Being aware of and minimising bias in performance conversations and hiring

What do we mean when we talk about bias? Bias is an error in judgement. It’s when our conscious or unconscious prejudices affect our judgement of another person, and this impacts how we act.

Why should we avoid it? We need to ensure that bias doesn't impact hiring and other decisions that are made in the workplace. This article is specifically referring to types of bias surrounding hiring and people managing in the workplace, and here are some common types of bias to be aware of and what they mean.

The IKEA effect - this is a bias where someone is inclined to place higher value on things they have partially created. Managers are inclined to be supportive of employees they have chosen, developed and trained themselves, and it's important to be aware of this bias. Whilst of course it is important to support colleagues, having an open mind is key.  Bias can negatively impact productivity, employee retention and employee happiness and confidence.

Gender bias often occurs in feedback. Reports suggest that men receive more detailed work orientated feedback on behaviours and accomplishments, whereas women receive feedback about their personality. This is important to be aware of. 

Leniency Bias - this is when people are given higher ratings than they are warranted on their performance. It could be described as 'going easy' on someone and it also links in with the Halo Effect, which is when you allow one strength of a person to overshadow everything else.

Centrality bias - this is a tendency to rate people in the middle of the scale. Giving someone honest and constructive feedback takes more effort, but it's more useful for everyone. 
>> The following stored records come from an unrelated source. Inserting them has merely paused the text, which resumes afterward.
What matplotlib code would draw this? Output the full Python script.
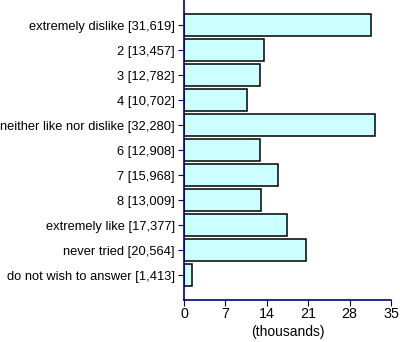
import matplotlib.pyplot as plt

plt.rcParams['font.family'] = ['Liberation Sans', 'DejaVu Sans']

categories = ["extremely dislike", "2", "3", "4", "neither like nor dislike",
              "6", "7", "8", "extremely like", "never tried", "do not wish to answer"]
counts = [31619, 13457, 12782, 10702, 32280, 12908, 15968, 13009, 17377, 20564, 1413]
xticks = [0, 7, 14, 21, 28, 35]

labels = [f"{c} [{n:,}]" for c, n in zip(categories, counts)]
values = [n / 1000 for n in counts]
pos = list(range(len(categories)))

fig = plt.figure(figsize=(4, 3.42), dpi=100)
ax = fig.add_axes([0.46, 0.1228, 0.5175, 0.8772])

ax.barh(pos, values, height=0.86, color="#ccffff", edgecolor="black", linewidth=1.1)

ax.set_xlim(0, 35)
ax.set_ylim(11, -1)
ax.set_xticks(xticks)
ax.set_yticks(pos)
ax.set_yticklabels(labels, fontsize=9.3)
ax.tick_params(axis="x", labelsize=10.3, length=4, color="#000080", pad=1)
ax.tick_params(axis="y", length=4, color="#000080", pad=2.5)
ax.set_xlabel("(thousands)", fontsize=10, labelpad=3)

for side in ["top", "right"]:
    ax.spines[side].set_visible(False)
for side in ["left", "bottom"]:
    ax.spines[side].set_color("#000080")
    ax.spines[side].set_linewidth(1.2)

fig.savefig("out.png", dpi=100)
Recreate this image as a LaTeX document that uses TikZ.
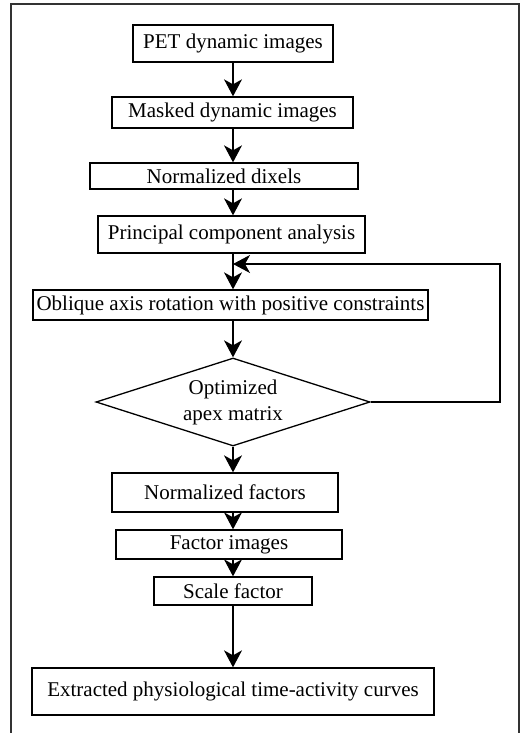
\documentclass[tikz,border=0pt]{standalone}
\usepackage{fontspec}
\setmainfont{Liberation Serif}
\usetikzlibrary{shapes.geometric,arrows.meta}
\begin{document}
\begin{tikzpicture}[x=1pt,y=-1pt,
  box/.style={draw,line width=1.3pt,inner sep=0pt,font=\fontsize{21}{25}\selectfont},
  dia/.style={draw,diamond,line width=1.3pt,inner sep=0pt,aspect=3.1,align=center,font=\fontsize{21}{26}\selectfont},
  arr/.style={line width=1.3pt,-{Stealth[length=17pt,width=18pt,inset=5pt]}},
  frame/.style={line width=1.4pt,black!80}]
\useasboundingbox (0,0) rectangle (527,733);
\draw[frame] (11,733) -- (11,4) -- (519,4) -- (519,733);
\coordinate (ax) at (233,0);
\node[box,minimum width=200pt,minimum height=37pt] (pet) at (233,43.5) {PET dynamic images};
\node[box,minimum width=241pt,minimum height=31pt] (mask) at (232.5,112.5) {Masked dynamic images};
\node[box,minimum width=268pt,minimum height=26pt] (dix) at (224,176) {Normalized dixels};
\node[box,minimum width=267pt,minimum height=37pt] (pca) at (231.5,234.5) {Principal component analysis};
\node[box,minimum width=395pt,minimum height=30pt] (obl) at (230.5,305) {Oblique axis rotation with positive constraints};
\node[dia,minimum width=274pt,minimum height=88pt] (opt) at (233,402) {Optimized\\apex matrix};
\node[box,minimum width=226pt,minimum height=39pt] (nf) at (225,492.5) {Normalized factors};
\node[box,minimum width=226pt,minimum height=29pt] (fi) at (229,544.5) {Factor images};
\node[box,minimum width=158pt,minimum height=28pt] (sf) at (233,591) {Scale factor};
\node[box,minimum width=402pt,minimum height=47pt] (ext) at (233,691.5) {Extracted physiological time-activity curves};
\coordinate (j) at (233,264);
\draw[arr] (pet.south -| ax) -- (mask.north -| ax);
\draw[arr] (mask.south -| ax) -- (dix.north -| ax);
\draw[arr] (dix.south -| ax) -- (pca.north -| ax);
\draw[arr] (pca.south -| ax) -- (obl.north -| ax);
\draw[arr] (obl.south -| ax) -- (opt.north);
\draw[arr] (opt.south) -- (nf.north -| ax);
\draw[arr] (nf.south -| ax) -- (fi.north -| ax);
\draw[arr] (fi.south -| ax) -- (sf.north -| ax);
\draw[arr] (sf.south -| ax) -- (ext.north -| ax);
\draw[arr] (opt.east) -- (500,402) -- (500,264) -- (j);
\end{tikzpicture}
\end{document}
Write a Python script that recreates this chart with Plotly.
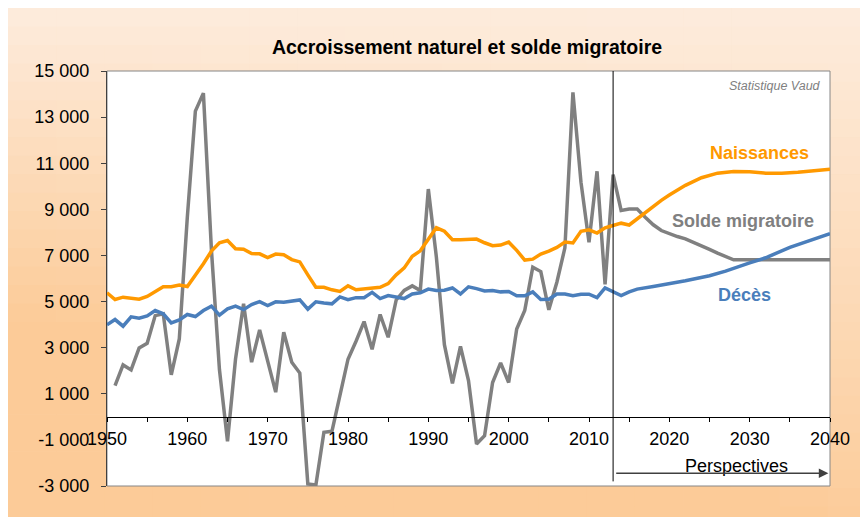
import plotly.graph_objects as go

# ---------------- data ----------------
hist_years = list(range(1950, 2014))

births_hist = [5380, 5090, 5190, 5130, 5100, 5220, 5410, 5640, 5640, 5720,
               5650, 6120, 6640, 7190, 7550, 7650, 7290, 7270, 7080, 7070,
               6910, 7060, 7030, 6820, 6720, 6160, 5620, 5620, 5510, 5440,
               5680, 5510, 5550, 5570, 5620, 5780, 6160, 6460, 6960, 7200,
               7690, 8200, 8050, 7680, 7680, 7680, 7710, 7550, 7420, 7450,
               7580, 7220, 6800, 6840, 7060, 7190, 7350, 7580, 7540, 8050,
               8110, 7970, 8200, 8300]
births_proj_years = [2014, 2015, 2016, 2017, 2018, 2019, 2020, 2022, 2024,
                     2026, 2028, 2030, 2032, 2034, 2036, 2038, 2040]
births_proj = [8400, 8320, 8590, 8850, 9140, 9390, 9620, 10040, 10370,
               10570, 10640, 10630, 10570, 10570, 10610, 10670, 10740]

deaths_hist = [3990, 4220, 3930, 4340, 4280, 4380, 4610, 4470, 4075, 4200,
               4440, 4350, 4610, 4800, 4410, 4680, 4800, 4650, 4870, 5000,
               4830, 4990, 4970, 5020, 5070, 4670, 4990, 4940, 4900, 5200,
               5080, 5170, 5170, 5400, 5130, 5260, 5200, 5130, 5330, 5380,
               5540, 5480, 5490, 5590, 5330, 5640, 5560, 5460, 5480, 5420,
               5440, 5250, 5250, 5420, 5090, 5100, 5330, 5330, 5250, 5320,
               5320, 5170, 5590, 5440]
deaths_proj_years = [2014, 2015, 2016, 2018, 2020, 2022, 2025, 2027, 2030,
                     2032, 2035, 2037, 2040]
deaths_proj = [5260, 5420, 5540, 5650, 5770, 5900, 6120, 6320, 6680,
               6900, 7350, 7580, 7940]

migr_hist = [None, 1355, 2250, 2035, 2990, 3190, 4390, 4470, 1820, 3380,
             8660, 13260, 14040, 7240, 2040, -1060, 2510, 4900, 2370, 3770,
             2480, 1070, 3670, 2370, 1900, -2910, -2960, -670, -630, 950,
             2500, 3280, 4130, 2930, 4440, 3450, 5070, 5480, 5680, 5480,
             9880, 6930, 3130, 1450, 3060, 1570, -1180, -820, 1490, 2340,
             1490, 3810, 4610, 6490, 6300, 4640, 5840, 7330, 14070, 10180,
             7570, 10650, 5740, 10510]
migr_proj_years = [2014, 2015, 2016, 2017, 2018, 2019, 2020, 2021, 2022,
                   2023, 2024, 2025, 2026, 2027, 2028, 2040]
migr_proj = [8950, 9010, 9010, 8660, 8330, 8080, 7940, 7820, 7720,
             7580, 7420, 7260, 7100, 6950, 6810, 6810]

y_ticks = [-3000, -1000, 1000, 3000, 5000, 7000, 9000, 11000, 13000, 15000]
y_ticktext = ["-3 000", "-1 000", "1 000", "3 000", "5 000", "7 000",
              "9 000", "11 000", "13 000", "15 000"]
x_ticks = list(range(1950, 2041, 5))
x_ticktext = [str(v) if v % 10 == 0 else "" for v in x_ticks]

# ---------------- styles ----------------
W, H = 868, 517
L, R, T, B = 99, 46, 63, 39
ORANGE = "#FF9900"
BLUE = "#4A7EBB"
GREY = "#808080"
FONT = "Liberation Sans, Arial, sans-serif"

fig = go.Figure()


def add_series(xh, yh, xp, yp, color):
    fig.add_trace(go.Scatter(x=xh + xp, y=yh + yp, mode="lines",
                             line=dict(color=color, width=3.5),
                             showlegend=False, hoverinfo="x+y"))


add_series(hist_years, migr_hist, migr_proj_years, migr_proj, GREY)
add_series(hist_years, deaths_hist, deaths_proj_years, deaths_proj, BLUE)
add_series(hist_years, births_hist, births_proj_years, births_proj, ORANGE)

# dummy trace for the zero-line x axis
fig.add_trace(go.Scatter(x=[1950], y=[None], xaxis="x2", yaxis="y",
                         showlegend=False, hoverinfo="skip"))

# ---------------- background gradient ----------------
pw, ph = W - L - R, H - T - B
VIS_W, VIS_H = 860, 509  # visible part of the paper in the window
c_top = (253, 236, 221)
c_bot = (252, 203, 152)
shapes = []
NX, NY = 18, 28
for i in range(NX):
    px0 = W * i / NX
    px1 = W * (i + 1) / NX
    h = min(1.0, ((px0 + px1) / 2) / VIS_W)
    for j in range(NY):
        py0 = H * j / NY
        py1 = H * (j + 1) / NY
        v = min(1.0, ((py0 + py1) / 2) / VIS_H)
        t = v * 0.95 + (1 - h) * v * 0.7
        t = max(0.0, min(1.0, t))
        col = tuple(round(c_top[k] + (c_bot[k] - c_top[k]) * t) for k in range(3))
        shapes.append(dict(type="rect", xref="paper", yref="paper", layer="below",
                           x0=(px0 - L) / pw, x1=(px1 - L + 0.6) / pw,
                           y0=(H - B - py1 - 0.6) / ph, y1=(H - B - py0) / ph,
                           line=dict(width=0),
                           fillcolor="rgb(%d,%d,%d)" % col))
# white plot area with grey frame
shapes.append(dict(type="rect", xref="paper", yref="paper", layer="below",
                   x0=0, x1=1, y0=0, y1=1, fillcolor="white",
                   line=dict(color="#868686", width=1)))
# projection separator
shapes.append(dict(type="line", xref="x", yref="y", x0=2013, x1=2013,
                   y0=-2800, y1=15000, line=dict(color="black", width=1)))

annotations = [
    dict(x=2031.2, y=11433, xref="x", yref="y", text="<b>Naissances</b>",
         showarrow=False, font=dict(family=FONT, size=18, color=ORANGE)),
    dict(x=2029.2, y=8500, xref="x", yref="y", text="<b>Solde migratoire</b>",
         showarrow=False, font=dict(family=FONT, size=18, color=GREY)),
    dict(x=2029.4, y=5280, xref="x", yref="y", text="<b>Décès</b>",
         showarrow=False, font=dict(family=FONT, size=18, color=BLUE)),
    dict(x=2039.1, y=14350, xref="x", yref="y", text="<i>Statistique Vaud</i>",
         xanchor="right", showarrow=False,
         font=dict(family=FONT, size=12.5, color="#808080")),
    dict(x=2028.4, y=-2130, xref="x", yref="y", text="Perspectives",
         showarrow=False, font=dict(family=FONT, size=18, color="black")),
    dict(x=2039.8, y=-2450, xref="x", yref="y", ax=2013.2, ay=-2450,
         axref="x", ayref="y", text="", showarrow=True, arrowhead=2,
         arrowsize=1.2, arrowwidth=1.6, arrowcolor="#404040"),
]

fig.update_layout(
    width=W, height=H,
    margin=dict(l=L, r=R, t=T, b=B),
    paper_bgcolor="rgb(252,215,180)", plot_bgcolor="white",
    font=dict(family=FONT, size=18, color="black"),
    title=dict(text="<b>Accroissement naturel et solde migratoire</b>",
               x=(459 - L) / pw, xref="paper", xanchor="center",
               y=1 - 39 / H, yref="container", yanchor="middle",
               font=dict(family=FONT, size=19.5, color="black")),
    xaxis=dict(range=[1950, 2040], showgrid=False, zeroline=False,
               showticklabels=False, ticks="", showline=False),
    xaxis2=dict(range=[1950, 2040], overlaying="x", anchor="free",
                position=3000 / 18000, side="bottom",
                showgrid=False, zeroline=False, showline=True,
                linecolor="black", linewidth=1.2,
                tickmode="array", tickvals=x_ticks, ticktext=x_ticktext,
                ticks="outside", ticklen=4, tickcolor="black",
                ticklabelstandoff=1,
                tickfont=dict(family=FONT, size=18, color="black")),
    yaxis=dict(range=[-3000, 15000], showgrid=False, zeroline=False,
               showline=True, linecolor="#404040", linewidth=1.2,
               tickmode="array", tickvals=y_ticks, ticktext=y_ticktext,
               ticks="outside", ticklen=5, tickcolor="#404040",
               ticklabelstandoff=8,
               tickfont=dict(family=FONT, size=18, color="black")),
    shapes=shapes,
    annotations=annotations,
    showlegend=False,
)

fig.write_html("out.html")
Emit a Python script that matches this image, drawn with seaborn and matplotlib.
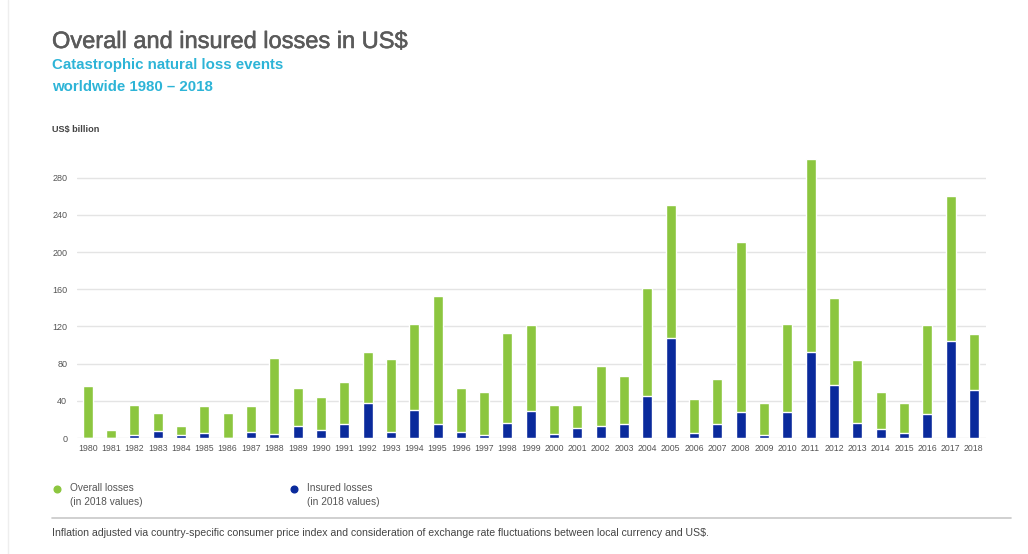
import matplotlib
matplotlib.use("Agg")
import matplotlib.pyplot as plt
import matplotlib.patheffects as pe
import seaborn as sns
import pandas as pd
from matplotlib.lines import Line2D

years = [str(y) for y in range(1980, 2019)]
overall_losses = [56, 9, 36, 27, 13, 34, 27, 34, 86, 54, 44, 60, 92, 85, 123, 153,
                  54, 50, 113, 122, 36, 35, 77, 67, 161, 251, 42, 63, 211, 38,
                  123, 300, 151, 84, 50, 38, 122, 260, 112]
insured_losses = [0.5, 0.3, 3, 8, 3, 5, 0.5, 6, 4, 13, 9, 15, 38, 6, 30, 15,
                  6, 3, 16, 29, 4, 11, 13, 15, 45, 108, 5, 15, 28, 3,
                  28, 92, 57, 16, 10, 5, 26, 104, 52]
y_ticks = [0, 40, 80, 120, 160, 200, 240, 280]

GREEN = "#8cc63f"
BLUE = "#0a2a9c"
W, H = 1028, 554

sns.set_theme(style="white")
plt.rcParams["font.family"] = ["Liberation Sans", "DejaVu Sans"]

fig = plt.figure(figsize=(W / 100, H / 100), dpi=100)
fig.patch.set_facecolor("white")

def fx(px):
    return px / W

def fy(py):
    return 1 - py / H

ax_left, ax_right, ax_top, ax_bottom = 77, 986, 159, 438
ax = fig.add_axes([fx(ax_left), fy(ax_bottom), fx(ax_right - ax_left), (ax_bottom - ax_top) / H])

df = pd.DataFrame({"year": years, "overall": overall_losses, "insured": insured_losses})
sns.barplot(data=df, x="year", y="overall", color=GREEN, saturation=1, width=0.43, ax=ax, zorder=2)
sns.barplot(data=df, x="year", y="insured", color=BLUE, saturation=1, width=0.43, ax=ax, zorder=3)

ax.set_xlim(-0.46, len(years) - 1 + 0.52)
ax.set_ylim(0, 300)
ax.set_yticks(y_ticks)
ax.set_yticklabels([str(v) for v in y_ticks])
ax.yaxis.grid(True, color="#e4e4e4", linewidth=1.0, zorder=0)
ax.set_axisbelow(True)
for s in ax.spines.values():
    s.set_visible(False)
ax.set_xlabel("")
ax.set_ylabel("")
ax.tick_params(axis="y", length=0, pad=7, labelsize=6.5, labelcolor="#555555")
ax.tick_params(axis="x", length=0, pad=4, labelsize=6.3, labelcolor="#555555")

# Titles
fig.text(fx(52), fy(48), "Overall and insured losses in US$", fontsize=17, color="#5a5a5a",
         ha="left", va="baseline",
         path_effects=[pe.withStroke(linewidth=0.4, foreground="#5a5a5a")])
fig.text(fx(52), fy(69), "Catastrophic natural loss events", fontsize=10.8, color="#2db4d7",
         fontweight="bold", ha="left", va="baseline")
fig.text(fx(52), fy(91), "worldwide 1980 \u2013 2018", fontsize=10.8, color="#2db4d7",
         fontweight="bold", ha="left", va="baseline")
fig.text(fx(52), fy(132), "US$ billion", fontsize=6.6, color="#444444",
         fontweight="bold", ha="left", va="baseline")

# Legend
fig.add_artist(Line2D([fx(57)], [fy(489)], marker="o", markersize=4.8, color=GREEN,
                      linestyle="none", transform=fig.transFigure))
fig.add_artist(Line2D([fx(294)], [fy(489)], marker="o", markersize=4.8, color=BLUE,
                      linestyle="none", transform=fig.transFigure))
fig.text(fx(70), fy(488), "Overall losses", fontsize=7.3, color="#555555", ha="left", va="center")
fig.text(fx(70), fy(502), "(in 2018 values)", fontsize=7.3, color="#555555", ha="left", va="center")
fig.text(fx(307), fy(488), "Insured losses", fontsize=7.3, color="#555555", ha="left", va="center")
fig.text(fx(307), fy(502), "(in 2018 values)", fontsize=7.3, color="#555555", ha="left", va="center")

# Separator and footnote
fig.add_artist(Line2D([fx(52), fx(1011)], [fy(517.5), fy(517.5)], color="#c8c8c8",
                      linewidth=1.2, transform=fig.transFigure))
fig.add_artist(Line2D([fx(8), fx(8)], [fy(0), fy(554)], color="#eeeeee",
                      linewidth=1.0, transform=fig.transFigure))
fig.text(fx(52), fy(533),
         "Inflation adjusted via country-specific consumer price index and consideration of "
         "exchange rate fluctuations between local currency and US$.",
         fontsize=7.6, color="#444444", ha="left", va="center")

fig.savefig("out.png", dpi=100, facecolor="white")
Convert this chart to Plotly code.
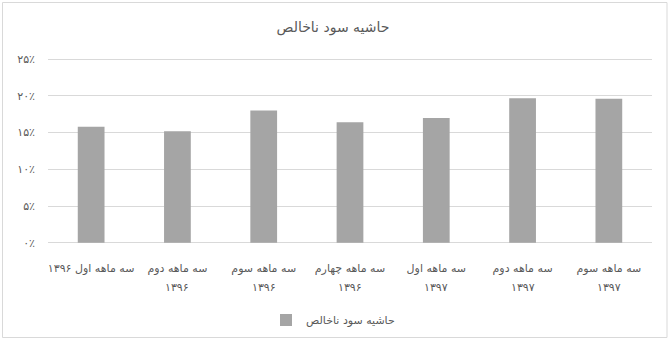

Recency Bias - People tend to place higher value on work they have seen recently. This doesn’t provide a holistic view and when conducting a performance review, it's very important to take into account work that was done throughout the period that the review relates to.  You can avoid this by asking the team for evidence and feedback from throughout the year. 

Proximity Bias - this is an incorrect assumption that people will create better work if they are physically present in the office and you can see and hear them working. This not only puts remote workers at risk of failure, but it's also impossible to judge people's performance on this at the moment with people working remotely. This bias can definitely transfer into the remote world of working and it's important to consider. 

Idiosyncratic Rater Bias - when you have higher standards for a skill that you are an expert in, so you rate someone more harshly. When managers evaluate skills they’re not good at, they may rate others higher. Conversely, they rate others lower in things they’re great at. This is an important one to be aware of. 

Similar To Me Bias - this is the inclination to give a higher rating to/hire someone who has similar skills, interests and background to you.

Confirmation Bias - The tendency to search for or interpret new information in a way that confirms a person’s preexisting beliefs. For example, if you ignore feedback that goes against your pre conceived view. How can a workplace overcome this? Encourage your managers to think like scientists. Teach them to try to disconfirm a hypothesis to ensure that their belief is correct.

Some of the most effective ways to prevent bias are to make people aware of bias and incorporate bias blockers into each step of the process to ensure that it is fair. Continue to review processes and educate your team.